House debates

Thursday, 19 October 2017

Questions without Notice

Energy

2:36 pm

Photo of Malcolm TurnbullMalcolm Turnbull (Wentworth, Liberal Party, Prime Minister) Share this | Hansard source

The trading is trading of physical energy. It's trading of electricity. It's not trading of permits. There are no certificates. There are no permits. It is trading of physical energy, which, as the honourable member should be very well aware, happens all the time—millions of dollars being traded every hour of the day. That has always been the case. But, as John Pierce, chair of the Australian Energy Market Commission, which is the rules-maker, and a member of the Energy Security Board, said today:

There are no subsidies or certificates involved in this guarantee and in this sense it does not involve a price or tax on carbon.

We are not pricing carbon. What we are pricing is reliability …

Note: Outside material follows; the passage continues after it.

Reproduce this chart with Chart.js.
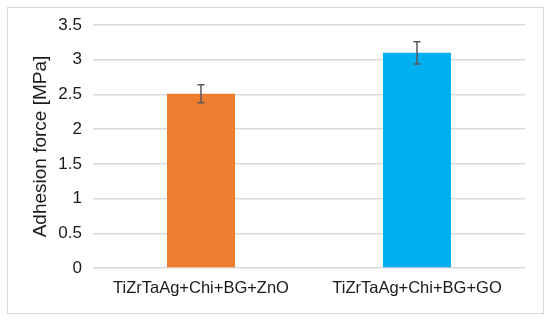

The honourable member may yearn for the subsidy. This is the part of the Labor Party's position that I find most baffling. The Leader of the Opposition goes to a solar farm at Mildura and he stands there and he says, 'This is fantastic'. He's blinded by the light. He says, 'This is cheaper than new coal; it is so good.' Then he says, 'But that's why we have to subsidise it.' Talk about science fiction! What Australians deserve is affordable, reliable energy. What Labor has delivered is unaffordable and unreliable energy. Their policies make no sense. They try to defy the laws of physics. The Energy Market Operator, Audrey Zibelman, was asked about the reliability requirement, where she's having to intervene in the honourable member's state constantly to maintain stability, and she said, 'Well, you have to comply with the laws of physics.' That's true, but not if you're in the Labor Party, apparently. They think windmills will turn when there's no wind. They think solar panels will generate in the middle of the night. Perhaps that is from moonshine—that is, moonbeams. But, worst of all, what this recklessness does is impose higher costs and less reliable power. Australians know Labor does not have the management or the business sense to deliver affordable and reliable power. Energy will always be unreliable and more expensive under Labor.